DECAXはコンテンツマーケティングを成功させる上で理解しておくべき購買心理モデルといえます。

DECAXを効果的に活用するために、必ず意識しておきたいポイントを押さえましょう。

企業からの「押し付け」を感じさせる発信は控える

DECAXは、消費者が自ら企業の発信する情報を見つけ、有益性を見出すことを前提としている購買心理モデルです。

消費者「自ら」という点が重要な要素のため、企業から一方的に情報を押し付けている印象を与えるのは避ける必要があります。

一見すると有益な情報を提供しているようでいて、実は自社商品を購入するよう誘導する手法は典型的な悪手といえるでしょう。

宣伝目的のコンテンツだと見抜いた瞬間に、メディアに対する消費者の信頼は崩れてしまうからです。

企業から特定の情報を押し付けるのではなく、消費者の意思や判断に委ねるスタンスでコンテンツを構築する必要があります

正確で信頼できる情報を発信する

DECAXの成否を大きく左右するのが、消費者の「信頼」を得られるかどうか、という点です。

コンテンツの質が高く、十分に信頼できる情報だと感じるからこそ、消費者は継続的に閲覧するようになります。

不正確な情報や偏った情報を発信してしまうと、消費者はメディアとしての中立性に疑念を抱くようになるでしょう。

情報の網羅性や正確性に気を配り、消費者が必要とする情報を総合的に届けることが大切です

購買をゴールに設定しない

DECAXの大きな特徴として、「購買」をゴールと捉えていない点が挙げられます。

買ってもらうことが最終目的ではなく、消費者が満足し、体験を共有するプロセスを見据えているのです。

購入後に消費者が体験を共有しやすい仕組みを提供していくことで、新たな消費者を呼び込む効果が期待できます。

一例として、次のような方法が想定されるでしょう。

  • 企業のSNSアカウントをフォローしてもらい、継続的に情報を提供する
  • メールマガジンに登録してもらい、友人紹介キャンペーンを告知する
  • ユーザーコミュニティを設け、ユーザー同士の交流を促す

購入後も長期的に企業との関係性を築ける仕組みを用意することで、信頼感や愛着がいっそう深まっていくでしょう。

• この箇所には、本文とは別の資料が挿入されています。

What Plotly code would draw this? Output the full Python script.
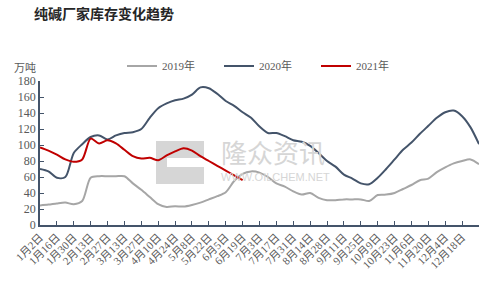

購買はゴールではなく、顧客との「お付き合い」のスタート地点と捉えてください

まとめ

DECAXはコンテンツマーケティングを想定した購買心理モデルです。

基本的に商品・サービスを直接的に訴求しないコンテンツマーケティングは、中長期的な計画にもとづく施策となります。

消費者と接点を持つスパンも長くなるからこそ、購買心理の基本を理解しておくことが非常に重要です。

今回紹介したポイントや注意点を参考、DECAXにもとづくコンテンツマーケティングを実践してください。

消費者との良好な関係を築くことができれば、長期にわたって企業・ブランドを支持するファンを増やしていけるはずです。